Town Trail
Two visitors from the English Midlands looking at the introductory board, which shows the route of the trails and points to the attractions of Tywyn and the surrounding area, both historic and natural
Neptune Hall and the South Shore
The hall is a landmark building, prominent from the sea and shoreline in both directions. It has a fascinating history, dating back to the middle of the nineteenth century. Both the hall, its grounds and the shoreline were used extensively in World War 2 for training on amphibious vehicles. The shore, wild in winter, changes in appearance to reveal the prehistoric forest that is also to be seen at Borth. Pictures and text explain that history and the nature of later extensive, unique peat diggings on the same site.
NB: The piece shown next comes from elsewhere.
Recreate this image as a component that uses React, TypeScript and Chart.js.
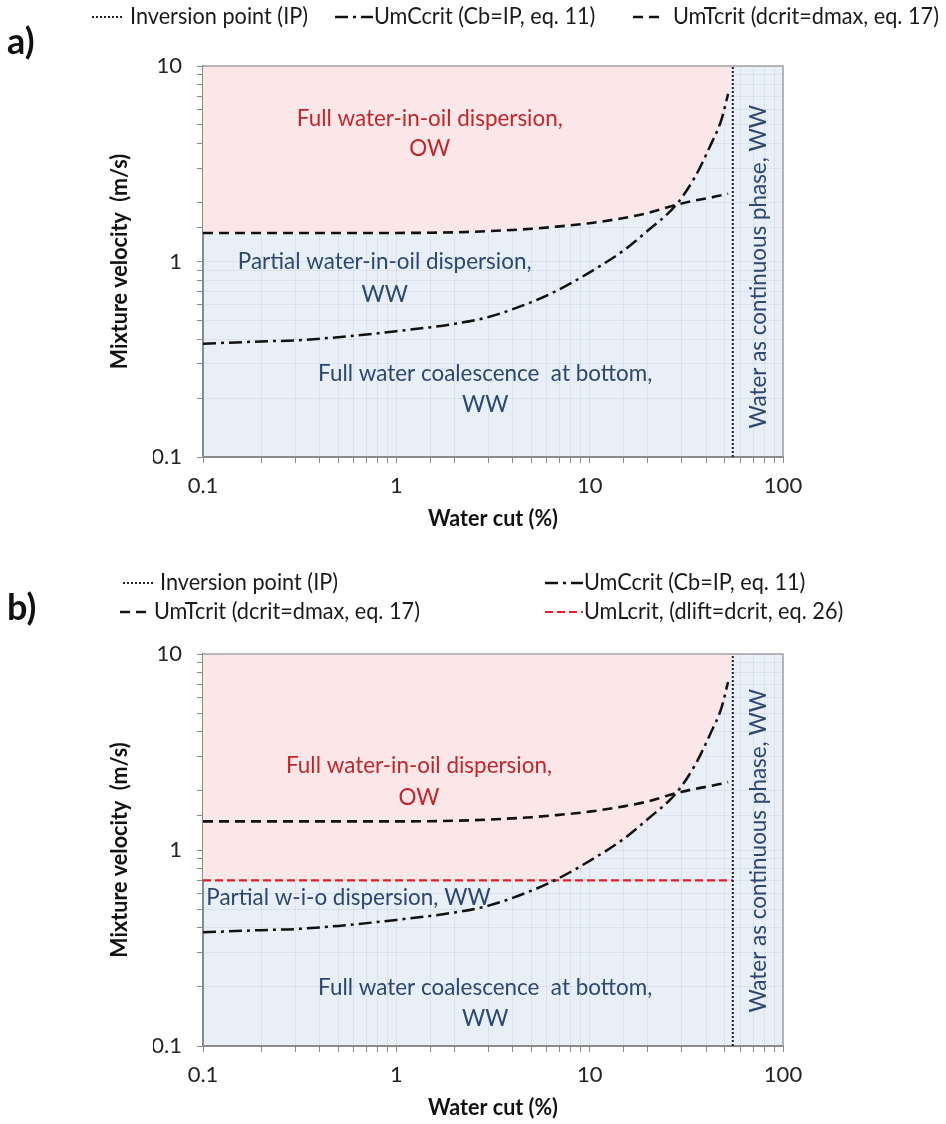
import React, { useEffect, useRef } from 'react';
import { Chart, registerables } from 'chart.js';

Chart.register(...registerables);

// ---------- data ----------
const waterCut = [0.1, 0.2, 0.3, 0.5, 1, 2, 3, 5, 6.4, 10, 15, 20, 28, 35, 42, 48, 52];
const umCcrit = [0.38, 0.39, 0.395, 0.41, 0.44, 0.48, 0.52, 0.62, 0.69, 0.88, 1.14, 1.44, 1.95, 2.7, 3.9, 5.3, 7.2];
const umTcrit = [1.4, 1.4, 1.4, 1.4, 1.4, 1.41, 1.43, 1.47, 1.5, 1.57, 1.67, 1.77, 1.95, 2.05, 2.12, 2.18, 2.22];
const inversionPoint = 55;
const umLcrit = 0.7;
const xRange = [0.1, 100];
const yRange = [0.1, 10];
const xTickLabels = ['0.1', '1', '10', '100'];
const yTickLabels = ['0.1', '1', '10'];

// ---------- styles ----------
const FONT = 'Lato, "Open Sans", "DejaVu Sans", sans-serif';
const RED = '#c0272d';
const NAVY = '#2c4770';
const PINK = '#fbe7e8';
const BLUE = '#e9eff6';
const GRID = 'rgba(110,130,170,0.12)';
const AXIS = '#8a8a8a';
const DASH_T = [10, 6];
const DASH_C = [13, 5, 3, 5];
const DASH_IP = [2, 2];
const DASH_L = [8, 4];

type Label = { text: string; x: number; y: number; color: string; rotate?: boolean; align?: CanvasTextAlign };

const labelsA: Label[] = [
  { text: 'Full water-in-oil dispersion,', x: 1.49, y: 5.39, color: RED },
  { text: 'OW', x: 1.49, y: 3.78, color: RED },
  { text: 'Partial water-in-oil dispersion,', x: 0.87, y: 1.0, color: NAVY },
  { text: 'WW', x: 0.87, y: 0.683, color: NAVY },
  { text: 'Full water coalescence  at bottom,', x: 2.88, y: 0.269, color: NAVY },
  { text: 'WW', x: 2.88, y: 0.186, color: NAVY },
  { text: 'Water as continuous phase, WW', x: 74.3, y: 0.94, color: NAVY, rotate: true },
];

const labelsB: Label[] = [
  { text: 'Full water-in-oil dispersion,', x: 1.31, y: 2.71, color: RED },
  { text: 'OW', x: 1.31, y: 1.86, color: RED },
  { text: 'Partial w-i-o dispersion, WW', x: 0.104, y: 0.575, color: NAVY, align: 'left' },
  { text: 'Full water coalescence  at bottom,', x: 2.88, y: 0.2, color: NAVY },
  { text: 'WW', x: 2.88, y: 0.139, color: NAVY },
  { text: 'Water as continuous phase, WW', x: 74.3, y: 0.99, color: NAVY, rotate: true },
];

type LegendItem = { text: string; x0: number; x1: number; tx: number; y: number; dash: number[]; color: string; width: number };

const legendA: LegendItem[] = [
  { text: 'Inversion point (IP)', x0: 92, x1: 123, tx: 130, y: 17, dash: DASH_IP, color: '#222', width: 2 },
  { text: 'UmCcrit (Cb=IP, eq. 11)', x0: 335, x1: 373, tx: 374, y: 17, dash: DASH_C, color: '#111', width: 2.5 },
  { text: 'UmTcrit (dcrit=dmax, eq. 17)', x0: 633, x1: 662, tx: 673, y: 17, dash: DASH_T, color: '#111', width: 2.6 },
];

const legendB: LegendItem[] = [
  { text: 'Inversion point (IP)', x0: 123, x1: 153, tx: 160, y: 23, dash: DASH_IP, color: '#222', width: 2 },
  { text: 'UmCcrit (Cb=IP, eq. 11)', x0: 545, x1: 583, tx: 584, y: 23, dash: DASH_C, color: '#111', width: 2.5 },
  { text: 'UmTcrit (dcrit=dmax, eq. 17)', x0: 120, x1: 146, tx: 154, y: 52, dash: DASH_T, color: '#111', width: 2.6 },
  { text: 'UmLcrit, (dlift=dcrit, eq. 26)', x0: 545, x1: 583, tx: 584, y: 52, dash: DASH_L, color: '#e31e24', width: 2.2 },
];

function drawText(
  ctx: CanvasRenderingContext2D,
  text: string,
  x: number,
  y: number,
  opts: { size: number; weight?: string; color: string; sx?: number; align?: CanvasTextAlign; rotate?: number }
) {
  ctx.save();
  ctx.font = `${opts.weight || 'normal'} ${opts.size}px ${FONT}`;
  ctx.fillStyle = opts.color;
  ctx.textAlign = opts.align || 'center';
  ctx.textBaseline = 'middle';
  ctx.translate(x, y);
  if (opts.rotate) ctx.rotate(opts.rotate);
  ctx.scale(opts.sx || 1, 1);
  ctx.fillText(text, 0, 0);
  ctx.restore();
}

function fitFactor(ctx: CanvasRenderingContext2D, text: string, size: number, weight: string, target: number) {
  ctx.save();
  ctx.font = `${weight} ${size}px ${FONT}`;
  const w = ctx.measureText(text).width;
  ctx.restore();
  return target / w;
}

function matchLabel(list: string[], v: number) {
  const hit = list.find((l) => Math.abs(Math.log10(parseFloat(l)) - Math.log10(v)) < 1e-6);
  return hit === undefined ? '' : hit;
}

function makeConfig(variant: 'a' | 'b', canvasH: number): any {
  const isB = variant === 'b';
  const padTop = isB ? 94 : 66;
  const plotBottom = isB ? 486 : 457;
  const xAxisH = 50;
  const yAxisW = 50;
  const boundaryY = waterCut.map((_, i) => (isB ? Math.max(umLcrit, umCcrit[i]) : Math.max(umTcrit[i], umCcrit[i])));
  const boundary = [...waterCut.map((x, i) => ({ x, y: boundaryY[i] })), { x: inversionPoint, y: yRange[1] }];

  const datasets: any[] = [
    {
      label: 'UmCcrit',
      data: waterCut.map((x, i) => ({ x, y: umCcrit[i] })),
      borderColor: '#111',
      borderWidth: 2.5,
      borderDash: DASH_C,
      pointRadius: 0,
      fill: false,
      cubicInterpolationMode: 'monotone',
    },
    {
      label: 'UmTcrit',
      data: waterCut.map((x, i) => ({ x, y: umTcrit[i] })),
      borderColor: '#111',
      borderWidth: 2.6,
      borderDash: DASH_T,
      pointRadius: 0,
      fill: false,
      cubicInterpolationMode: 'monotone',
    },
    {
      label: 'Inversion point',
      data: [
        { x: inversionPoint, y: yRange[0] },
        { x: inversionPoint, y: yRange[1] },
      ],
      borderColor: '#222',
      borderWidth: 2,
      borderDash: DASH_IP,
      pointRadius: 0,
      fill: false,
    },
  ];
  if (isB) {
    datasets.push({
      label: 'UmLcrit',
      data: [
        { x: xRange[0], y: umLcrit },
        { x: inversionPoint, y: umLcrit },
      ],
      borderColor: '#e31e24',
      borderWidth: 2.2,
      borderDash: DASH_L,
      pointRadius: 0,
      fill: false,
    });
  }
  datasets.push({
    label: 'OW region',
    data: boundary,
    borderWidth: 0,
    borderColor: 'rgba(0,0,0,0)',
    backgroundColor: PINK,
    pointRadius: 0,
    fill: 'end',
    cubicInterpolationMode: 'monotone',
  });

  const labels = isB ? labelsB : labelsA;
  const legend = isB ? legendB : legendA;

  const overlay = {
    id: 'overlay' + variant,
    beforeDraw(chart: any) {
      const { ctx, chartArea } = chart;
      ctx.save();
      ctx.fillStyle = BLUE;
      ctx.fillRect(chartArea.left, chartArea.top, chartArea.right - chartArea.left, chartArea.bottom - chartArea.top);
      ctx.restore();
    },
    afterDraw(chart: any) {
      const { ctx, chartArea } = chart;
      const xs = chart.scales.x;
      const ys = chart.scales.y;
      ctx.save();
      ctx.strokeStyle = '#a3a3a3';
      ctx.lineWidth = 1.5;
      ctx.beginPath();
      ctx.moveTo(chartArea.left, chartArea.top);
      ctx.lineTo(chartArea.right, chartArea.top);
      ctx.lineTo(chartArea.right, chartArea.bottom);
      ctx.stroke();
      ctx.restore();

      const regionSize = 24;
      const rsx = fitFactor(ctx, 'Full water-in-oil dispersion,', regionSize, 'normal', 266);
      labels.forEach((l) => {
        const px = xs.getPixelForValue(l.x);
        const py = ys.getPixelForValue(l.y);
        drawText(ctx, l.text, px, py, {
          size: regionSize,
          color: l.color,
          sx: rsx,
          align: l.align || 'center',
          rotate: l.rotate ? -Math.PI / 2 : 0,
        });
      });

      const tsx = fitFactor(ctx, 'Water cut (%)', 22, 'bold', 130);
      drawText(ctx, 'Mixture velocity  (m/s)', 120, (chartArea.top + chartArea.bottom) / 2, {
        size: 22,
        weight: 'bold',
        color: '#111',
        sx: tsx,
        rotate: -Math.PI / 2,
      });
      drawText(ctx, 'Water cut (%)', (chartArea.left + chartArea.right) / 2, chartArea.bottom + 62, {
        size: 22,
        weight: 'bold',
        color: '#111',
        sx: tsx,
      });

      const lsx = fitFactor(ctx, 'Inversion point (IP)', 23, 'normal', 178);
      legend.forEach((it) => {
        ctx.save();
        ctx.strokeStyle = it.color;
        ctx.lineWidth = it.width;
        ctx.setLineDash(it.dash);
        ctx.beginPath();
        ctx.moveTo(it.x0, it.y);
        ctx.lineTo(it.x1, it.y);
        ctx.stroke();
        ctx.restore();
        drawText(ctx, it.text, it.tx, it.y, { size: 23, color: '#1a1a1a', sx: lsx, align: 'left' });
      });

      drawText(ctx, isB ? 'b)' : 'a)', 7, isB ? 48 : 42, { size: 36, weight: 'bold', color: '#111', align: 'left' });
    },
  };

  return {
    type: 'line',
    data: { datasets },
    plugins: [overlay],
    options: {
      animation: false,
      responsive: false,
      devicePixelRatio: 1,
      layout: {
        padding: {
          left: 203 - yAxisW,
          right: 946 - 783,
          top: padTop,
          bottom: canvasH - plotBottom - xAxisH,
        },
      },
      plugins: {
        legend: { display: false },
        tooltip: { enabled: false },
        filler: { propagate: false },
      },
      scales: {
        x: {
          type: 'logarithmic',
          min: xRange[0],
          max: xRange[1],
          z: 1,
          grid: { color: GRID, tickColor: AXIS, tickLength: 6, lineWidth: 1 },
          border: { color: AXIS, width: 2 },
          ticks: {
            autoSkip: false,
            maxRotation: 0,
            padding: 10,
            color: '#222',
            font: { family: FONT, size: 22 },
            callback: (v: number) => matchLabel(xTickLabels, v),
          },
          afterFit: (s: any) => {
            s.height = xAxisH;
          },
        },
        y: {
          type: 'logarithmic',
          min: yRange[0],
          max: yRange[1],
          z: 1,
          grid: { color: GRID, tickColor: AXIS, tickLength: 6, lineWidth: 1 },
          border: { color: AXIS, width: 2 },
          ticks: {
            autoSkip: false,
            padding: 15,
            color: '#222',
            font: { family: FONT, size: 22 },
            callback: (v: number) => matchLabel(yTickLabels, v),
          },
          afterFit: (s: any) => {
            s.width = yAxisW;
          },
        },
      },
    },
  };
}

function Panel({ variant, top, height }: { variant: 'a' | 'b'; top: number; height: number }) {
  const ref = useRef<HTMLCanvasElement | null>(null);
  useEffect(() => {
    if (!ref.current) return;
    const chart = new Chart(ref.current, makeConfig(variant, height));
    return () => chart.destroy();
  }, [variant, height]);
  return (
    <canvas
      ref={ref}
      width={946}
      height={height}
      style={{ position: 'absolute', left: 0, top, width: 946, height, display: 'block' }}
    />
  );
}

export default function App() {
  return (
    <div style={{ position: 'absolute', left: 0, top: 0, width: 946, height: 1124, background: '#fff', overflow: 'hidden' }}>
      <Panel variant="a" top={0} height={560} />
      <Panel variant="b" top={560} height={564} />
    </div>
  );
}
Bryn y Môr - a Second World War Crash Site
Access is either from the town via Idris Villas road or from the prom across the mainline railway with the Bryn y Mor shop displaying this board on your right. Tywyn was a major centre for training and military air traffic during the Second World War and one of the events of those years that entered local legend was the crash of an American bomber nearby out of which all fifteen crew emerged alive. Three decades later in the 1970's nearby Tonfanau was used to house Ugandan Asian refugees and the whole area between this shop and the River Dysynni was once a golf course. Pictures and text cover these points.
Leisure at the sea front
Leisure at the sea front is the theme of the board located on the wall of the small access road between the prom and the Leisure Park. The theme is developed from the first people to choose to make the Tywyn seashore their home because of its attraction as a place of leisure. That was in the early nineteenth century and a famous visitor was Charles Darwin. Much later in that century John Corbett, a Midlands entrepreneur with a great love for Tywyn, worked hard to develop the prom and the town. Another Victorian project, the pier, which gives the nearby road its name, quickly succumbed to winter storms. Pictures and descriptions convey some of the feeling of the seaside here in ages past.
The Old Centre
The Old Centre board is located by the cinema. Some of the most famous and historic buildings in Tywyn are close by, in variable states of repair. St Cadfan's Church is ancient and celebrated in the poem of a medieval bard. The church is open to visitors and contains the Cadfan Stone, the earliest example of written Welsh. Nearby is the building which housed St Cadfan's Wells. Amongst the buildings dating from a major rebuilding in the 1890's is the Magic Lantern cinema, former Assembly Rooms. These are the main points covered in this board.
Protected and connected: from prayer to pioneering technology
Protected and connected: from prayer to pioneering technology is the title of the planter-based board prominent on the corner junction of Cadfan Road and the coastal road to Aberdyfi. This site is adjacent to the war memorial hospital and close to the war memorial at Bryn Paderau gardens, a low hill looking down onto St Cadfan's church. This spot would have given the famous visitor Gerald of Wales his first sight of Tywyn in 1188 when recruiting for a crusade. Both the signficance of that and the importance of Marconi's radio receiving station from modern times, memorialised in nearby Marconi Bungalows, are picked up in the theme of connection and communication to the wider world from our remote town.